=== SET PROBLEM ===
Emit the data below verbatim, stripping out any pictures.

=== INFORMATION SHOWN ===
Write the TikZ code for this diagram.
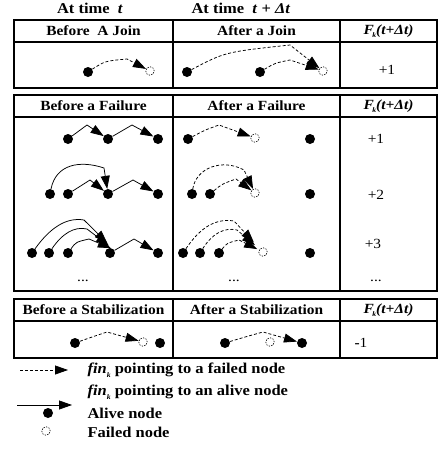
\documentclass[tikz,border=0pt]{standalone}
\usepackage{fontspec}
\setmainfont{Liberation Serif}[FakeStretch=1.1]
\usetikzlibrary{arrows.meta}
\newcommand{\Fk}{\textbf{\textit{F\kern-1.5pt\raisebox{-3.5pt}{\fontsize{7}{7}\selectfont k}(t+Δt)}}}
\newcommand{\fink}{\textit{fin\raisebox{-3.5pt}{\fontsize{7}{7}\selectfont k}}}
\begin{document}
\begin{tikzpicture}[x=1pt,y=-1pt,
  tbl/.style={line width=1.2pt},
  alive/.style={circle,fill=black,inner sep=0pt,minimum size=10pt},
  failed/.style={circle,draw,line width=0.6pt,dash pattern=on 1.3pt off 1.3pt,inner sep=0pt,minimum size=8.5pt},
  darr/.style={-{Triangle[length=13pt,width=9pt]},line width=0.75pt,dash pattern=on 3pt off 2pt},
  sarr/.style={-{Triangle[length=13pt,width=9pt]},line width=0.75pt},
  hdr/.style={font=\fontsize{14}{16}\selectfont\bfseries},
  top/.style={font=\fontsize{15}{17}\selectfont\bfseries},
  val/.style={font=\fontsize{14}{16}\selectfont},
  lgd/.style={font=\fontsize{15}{17}\selectfont\bfseries,anchor=west}]
\useasboundingbox (0,0) rectangle (438,450);

% top labels
\node[top] (tl1) at (90,8) {At time\ \ \textit{t}};
\node[top] (tl2) at (241,8) {At time\ \ \textit{t} + \textit{Δt}};

% ---------- table 1 ----------
\draw[tbl] (14,20) rectangle (437,88) (14,42) -- (437,42) (173,20) -- (173,88) (340,20) -- (340,88);
\node[hdr] (t1h1) at (93.5,31) {Before\ \ A Join};
\node[hdr] (t1h2) at (256.5,31) {After a Join};
\node[hdr] (t1h3) at (388.5,31) {\Fk};
\node[alive] (j1) at (88,72) {};
\node[failed] (jf) at (150,71) {};
\draw[darr] (j1) .. controls (105,61) .. (127,59) -- (jf);
\node[alive] (ja2) at (187,72) {};
\node[alive] (ja3) at (260,72) {};
\node[failed] (jf2) at (323,71) {};
\draw[darr] (ja2) .. controls (225,52) .. (290,45) -- (jf2);
\draw[darr] (ja3) .. controls (275,63) .. (290,60) -- (jf2);
\node[val] (v1) at (387,70) {+1};

% ---------- table 2 ----------
\draw[tbl] (14,95) rectangle (437,291) (14,117) -- (437,117) (173,95) -- (173,291) (340,95) -- (340,291);
\node[hdr] (t2h1) at (93.5,106) {Before a Failure};
\node[hdr] (t2h2) at (256.5,106) {After a Failure};
\node[hdr] (t2h3) at (388.5,106) {\Fk};
% row 1
\node[alive] (b1) at (68,139) {};
\node[alive] (b2) at (108,139) {};
\node[alive] (b3) at (158,139) {};
\draw[sarr] (b1) -- (87,125) -- (b2);
\draw[sarr] (b2) -- (132,125) -- (b3);
\node[alive] (c1) at (188,139) {};
\node[failed] (cf) at (255,138) {};
\node[alive] (c2) at (310,139) {};
\draw[darr] (c1) .. controls (205,130) .. (219,125) -- (cf);
\node[val] (v2) at (376,139) {+1};
% row 2
\node[alive] (d1) at (50,194) {};
\node[alive] (d2) at (68,194) {};
\node[alive] (d3) at (108,194) {};
\node[alive] (d4) at (158,194) {};
\draw[sarr] (d1) .. controls (56,164) and (80,160) .. (104,168) -- (d3);
\draw[sarr] (d2) -- (90,180) -- (d3);
\draw[sarr] (d3) -- (133,180) -- (d4);
\node[alive] (e1) at (192,194) {};
\node[alive] (e2) at (210,194) {};
\node[failed] (ef) at (255,193) {};
\node[alive] (e3) at (310,194) {};
\draw[darr] (e1) .. controls (196,168) and (222,158) .. (244,170) -- (ef);
\draw[darr] (e2) .. controls (222,184) .. (236,179) -- (ef);
\node[val] (v3) at (376,195) {+2};
% row 3
\node[alive] (g1) at (32,253) {};
\node[alive] (g2) at (49,253) {};
\node[alive] (g3) at (68,253) {};
\node[alive] (g4) at (110,253) {};
\node[alive] (g5) at (158,253) {};
\draw[sarr,shorten >=9pt] (g1) .. controls (50,228) and (66,217) .. (84,220) -- (g4.north east);
\draw[sarr,shorten >=6pt] (g2) .. controls (62,234) and (74,226) .. (87,229) -- (g4.north east);
\draw[sarr,shorten >=3pt] (g3) .. controls (76,242) .. (89,239) -- (g4.north east);
\draw[sarr] (g4) -- (134,239) -- (g5);
\node[alive] (h1) at (183,253) {};
\node[alive] (h2) at (200,253) {};
\node[alive] (h3) at (219,253) {};
\node[failed] (hf) at (263,252) {};
\node[alive] (h4) at (310,253) {};
\draw[darr,shorten >=9pt] (h1) .. controls (200,228) and (215,218) .. (234,221) -- (hf);
\draw[darr,shorten >=6pt] (h2) .. controls (212,234) and (224,227) .. (237,230) -- (hf);
\draw[darr,shorten >=2pt] (h3) .. controls (227,243) .. (239,240) -- (hf);
\node[val] (v4) at (373,244) {+3};
\node[val] (dd1) at (83,281) {...};
\node[val] (dd2) at (234,281) {...};
\node[val] (dd3) at (376,281) {...};

% ---------- table 3 ----------
\draw[tbl] (14,299) rectangle (437,358) (14,321) -- (437,321) (173,299) -- (173,358) (340,299) -- (340,358);
\node[hdr] (t3h1) at (93.5,310) {Before a Stabilization};
\node[hdr] (t3h2) at (256.5,310) {After a Stabilization};
\node[hdr] (t3h3) at (388.5,310) {\Fk};
\node[alive] (k1) at (75,343) {};
\node[failed] (kf) at (143,342) {};
\node[alive] (k2) at (160,343) {};
\draw[darr] (k1) .. controls (92,337) .. (107,332) -- (kf);
\node[alive] (m1) at (225,343) {};
\node[failed] (mf) at (270,342) {};
\node[alive] (m2) at (302,343) {};
\draw[darr] (m1) .. controls (245,337) .. (263,332) -- (m2);
\node[val] (v5) at (361,343) {\textbf{-}1};

% ---------- legend ----------
\coordinate (la1) at (20,370);
\coordinate (la2) at (68,370);
\draw[darr] (la1) -- (la2);
\node[lgd] (lt1) at (84,370) {\fink\ pointing to a failed node};
\node[lgd] (lt2) at (84,392) {\fink\ pointing to an alive node};
\coordinate (lb1) at (17,405);
\coordinate (lb2) at (72,405);
\draw[sarr] (lb1) -- (lb2);
\node[alive] (la) at (48,413) {};
\node[lgd] (lt3) at (84,413) {Alive node};
\node[failed] (lf) at (46,431) {};
\node[lgd] (lt4) at (84,432) {Failed node};
\end{tikzpicture}
\end{document}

=== SOLUTION FOR THIS EXERCISE ===
Write the TikZ code for this diagram.
\documentclass[tikz,border=0pt]{standalone}
\usepackage{fontspec}
\setmainfont{Liberation Serif}[FakeStretch=1.1]
\usetikzlibrary{arrows.meta}
\newcommand{\Fk}{\textbf{\textit{F\kern-1.5pt\raisebox{-3.5pt}{\fontsize{7}{7}\selectfont k}(t+Δt)}}}
\newcommand{\fink}{\textit{fin\raisebox{-3.5pt}{\fontsize{7}{7}\selectfont k}}}
\begin{document}
\begin{tikzpicture}[x=1pt,y=-1pt,
  tbl/.style={line width=1.2pt},
  alive/.style={circle,fill=black,inner sep=0pt,minimum size=10pt},
  failed/.style={circle,draw,line width=0.6pt,dash pattern=on 1.3pt off 1.3pt,inner sep=0pt,minimum size=8.5pt},
  darr/.style={-{Triangle[length=13pt,width=9pt]},line width=0.75pt,dash pattern=on 3pt off 2pt},
  sarr/.style={-{Triangle[length=13pt,width=9pt]},line width=0.75pt},
  hdr/.style={font=\fontsize{14}{16}\selectfont\bfseries},
  top/.style={font=\fontsize{15}{17}\selectfont\bfseries},
  val/.style={font=\fontsize{14}{16}\selectfont},
  lgd/.style={font=\fontsize{15}{17}\selectfont\bfseries,anchor=west}]
\useasboundingbox (0,0) rectangle (438,450);

% top labels
\node[top] (tl1) at (90,8) {At time\ \ \textit{t}};
\node[top] (tl2) at (241,8) {At time\ \ \textit{t} + \textit{Δt}};

% ---------- table 1 ----------
\draw[tbl] (14,20) rectangle (437,88) (14,42) -- (437,42) (173,20) -- (173,88) (340,20) -- (340,88);
\node[hdr] (t1h1) at (93.5,31) {Before\ \ A Join};
\node[hdr] (t1h2) at (256.5,31) {After a Join};
\node[hdr] (t1h3) at (388.5,31) {\Fk};
\node[alive] (j1) at (88,72) {};
\node[failed] (jf) at (150,71) {};
\draw[darr] (j1) .. controls (105,61) .. (127,59) -- (jf);
\node[alive] (ja2) at (187,72) {};
\node[alive] (ja3) at (260,72) {};
\node[failed] (jf2) at (323,71) {};
\draw[darr] (ja2) .. controls (225,52) .. (290,45) -- (jf2);
\draw[darr] (ja3) .. controls (275,63) .. (290,60) -- (jf2);
\node[val] (v1) at (387,70) {+1};

% ---------- table 2 ----------
\draw[tbl] (14,95) rectangle (437,291) (14,117) -- (437,117) (173,95) -- (173,291) (340,95) -- (340,291);
\node[hdr] (t2h1) at (93.5,106) {Before a Failure};
\node[hdr] (t2h2) at (256.5,106) {After a Failure};
\node[hdr] (t2h3) at (388.5,106) {\Fk};
% row 1
\node[alive] (b1) at (68,139) {};
\node[alive] (b2) at (108,139) {};
\node[alive] (b3) at (158,139) {};
\draw[sarr] (b1) -- (87,125) -- (b2);
\draw[sarr] (b2) -- (132,125) -- (b3);
\node[alive] (c1) at (188,139) {};
\node[failed] (cf) at (255,138) {};
\node[alive] (c2) at (310,139) {};
\draw[darr] (c1) .. controls (205,130) .. (219,125) -- (cf);
\node[val] (v2) at (376,139) {+1};
% row 2
\node[alive] (d1) at (50,194) {};
\node[alive] (d2) at (68,194) {};
\node[alive] (d3) at (108,194) {};
\node[alive] (d4) at (158,194) {};
\draw[sarr] (d1) .. controls (56,164) and (80,160) .. (104,168) -- (d3);
\draw[sarr] (d2) -- (90,180) -- (d3);
\draw[sarr] (d3) -- (133,180) -- (d4);
\node[alive] (e1) at (192,194) {};
\node[alive] (e2) at (210,194) {};
\node[failed] (ef) at (255,193) {};
\node[alive] (e3) at (310,194) {};
\draw[darr] (e1) .. controls (196,168) and (222,158) .. (244,170) -- (ef);
\draw[darr] (e2) .. controls (222,184) .. (236,179) -- (ef);
\node[val] (v3) at (376,195) {+2};
% row 3
\node[alive] (g1) at (32,253) {};
\node[alive] (g2) at (49,253) {};
\node[alive] (g3) at (68,253) {};
\node[alive] (g4) at (110,253) {};
\node[alive] (g5) at (158,253) {};
\draw[sarr,shorten >=9pt] (g1) .. controls (50,228) and (66,217) .. (84,220) -- (g4.north east);
\draw[sarr,shorten >=6pt] (g2) .. controls (62,234) and (74,226) .. (87,229) -- (g4.north east);
\draw[sarr,shorten >=3pt] (g3) .. controls (76,242) .. (89,239) -- (g4.north east);
\draw[sarr] (g4) -- (134,239) -- (g5);
\node[alive] (h1) at (183,253) {};
\node[alive] (h2) at (200,253) {};
\node[alive] (h3) at (219,253) {};
\node[failed] (hf) at (263,252) {};
\node[alive] (h4) at (310,253) {};
\draw[darr,shorten >=9pt] (h1) .. controls (200,228) and (215,218) .. (234,221) -- (hf);
\draw[darr,shorten >=6pt] (h2) .. controls (212,234) and (224,227) .. (237,230) -- (hf);
\draw[darr,shorten >=2pt] (h3) .. controls (227,243) .. (239,240) -- (hf);
\node[val] (v4) at (373,244) {+3};
\node[val] (dd1) at (83,281) {...};
\node[val] (dd2) at (234,281) {...};
\node[val] (dd3) at (376,281) {...};

% ---------- table 3 ----------
\draw[tbl] (14,299) rectangle (437,358) (14,321) -- (437,321) (173,299) -- (173,358) (340,299) -- (340,358);
\node[hdr] (t3h1) at (93.5,310) {Before a Stabilization};
\node[hdr] (t3h2) at (256.5,310) {After a Stabilization};
\node[hdr] (t3h3) at (388.5,310) {\Fk};
\node[alive] (k1) at (75,343) {};
\node[failed] (kf) at (143,342) {};
\node[alive] (k2) at (160,343) {};
\draw[darr] (k1) .. controls (92,337) .. (107,332) -- (kf);
\node[alive] (m1) at (225,343) {};
\node[failed] (mf) at (270,342) {};
\node[alive] (m2) at (302,343) {};
\draw[darr] (m1) .. controls (245,337) .. (263,332) -- (m2);
\node[val] (v5) at (361,343) {\textbf{-}1};

% ---------- legend ----------
\coordinate (la1) at (20,370);
\coordinate (la2) at (68,370);
\draw[darr] (la1) -- (la2);
\node[lgd] (lt1) at (84,370) {\fink\ pointing to a failed node};
\node[lgd] (lt2) at (84,392) {\fink\ pointing to an alive node};
\coordinate (lb1) at (17,405);
\coordinate (lb2) at (72,405);
\draw[sarr] (lb1) -- (lb2);
\node[alive] (la) at (48,413) {};
\node[lgd] (lt3) at (84,413) {Alive node};
\node[failed] (lf) at (46,431) {};
\node[lgd] (lt4) at (84,432) {Failed node};
\end{tikzpicture}
\end{document}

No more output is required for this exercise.